Exercise: Repeat the data word for word. Do not include the pictures.

Dataset content:
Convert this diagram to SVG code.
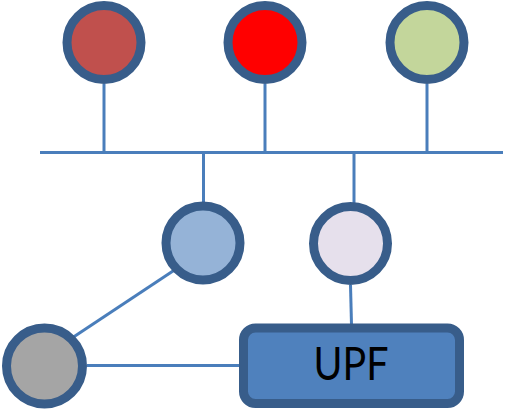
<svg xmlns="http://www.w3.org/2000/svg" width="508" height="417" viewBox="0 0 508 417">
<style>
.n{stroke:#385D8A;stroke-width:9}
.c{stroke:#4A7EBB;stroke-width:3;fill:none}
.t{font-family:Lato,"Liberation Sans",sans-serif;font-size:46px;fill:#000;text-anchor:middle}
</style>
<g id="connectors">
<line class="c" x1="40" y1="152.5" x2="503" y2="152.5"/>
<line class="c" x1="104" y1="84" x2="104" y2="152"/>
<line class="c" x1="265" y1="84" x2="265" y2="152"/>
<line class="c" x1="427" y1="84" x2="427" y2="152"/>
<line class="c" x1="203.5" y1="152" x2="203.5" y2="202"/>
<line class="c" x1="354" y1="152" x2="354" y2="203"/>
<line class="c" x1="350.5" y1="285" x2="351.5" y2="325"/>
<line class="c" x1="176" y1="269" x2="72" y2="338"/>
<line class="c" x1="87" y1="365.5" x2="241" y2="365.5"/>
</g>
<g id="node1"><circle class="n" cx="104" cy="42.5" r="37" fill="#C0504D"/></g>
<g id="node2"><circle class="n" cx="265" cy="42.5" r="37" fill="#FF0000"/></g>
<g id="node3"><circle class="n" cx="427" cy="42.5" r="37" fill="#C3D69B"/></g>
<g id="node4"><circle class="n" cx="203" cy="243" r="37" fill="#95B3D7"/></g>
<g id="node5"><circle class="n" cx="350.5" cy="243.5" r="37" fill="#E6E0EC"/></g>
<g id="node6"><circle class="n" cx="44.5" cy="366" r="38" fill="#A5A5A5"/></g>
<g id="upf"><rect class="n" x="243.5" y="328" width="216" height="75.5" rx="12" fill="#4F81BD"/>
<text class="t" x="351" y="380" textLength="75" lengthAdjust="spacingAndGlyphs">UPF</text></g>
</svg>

Solution to the problem:
Convert this diagram to SVG code.
<svg xmlns="http://www.w3.org/2000/svg" width="508" height="417" viewBox="0 0 508 417">
<style>
.n{stroke:#385D8A;stroke-width:9}
.c{stroke:#4A7EBB;stroke-width:3;fill:none}
.t{font-family:Lato,"Liberation Sans",sans-serif;font-size:46px;fill:#000;text-anchor:middle}
</style>
<g id="connectors">
<line class="c" x1="40" y1="152.5" x2="503" y2="152.5"/>
<line class="c" x1="104" y1="84" x2="104" y2="152"/>
<line class="c" x1="265" y1="84" x2="265" y2="152"/>
<line class="c" x1="427" y1="84" x2="427" y2="152"/>
<line class="c" x1="203.5" y1="152" x2="203.5" y2="202"/>
<line class="c" x1="354" y1="152" x2="354" y2="203"/>
<line class="c" x1="350.5" y1="285" x2="351.5" y2="325"/>
<line class="c" x1="176" y1="269" x2="72" y2="338"/>
<line class="c" x1="87" y1="365.5" x2="241" y2="365.5"/>
</g>
<g id="node1"><circle class="n" cx="104" cy="42.5" r="37" fill="#C0504D"/></g>
<g id="node2"><circle class="n" cx="265" cy="42.5" r="37" fill="#FF0000"/></g>
<g id="node3"><circle class="n" cx="427" cy="42.5" r="37" fill="#C3D69B"/></g>
<g id="node4"><circle class="n" cx="203" cy="243" r="37" fill="#95B3D7"/></g>
<g id="node5"><circle class="n" cx="350.5" cy="243.5" r="37" fill="#E6E0EC"/></g>
<g id="node6"><circle class="n" cx="44.5" cy="366" r="38" fill="#A5A5A5"/></g>
<g id="upf"><rect class="n" x="243.5" y="328" width="216" height="75.5" rx="12" fill="#4F81BD"/>
<text class="t" x="351" y="380" textLength="75" lengthAdjust="spacingAndGlyphs">UPF</text></g>
</svg>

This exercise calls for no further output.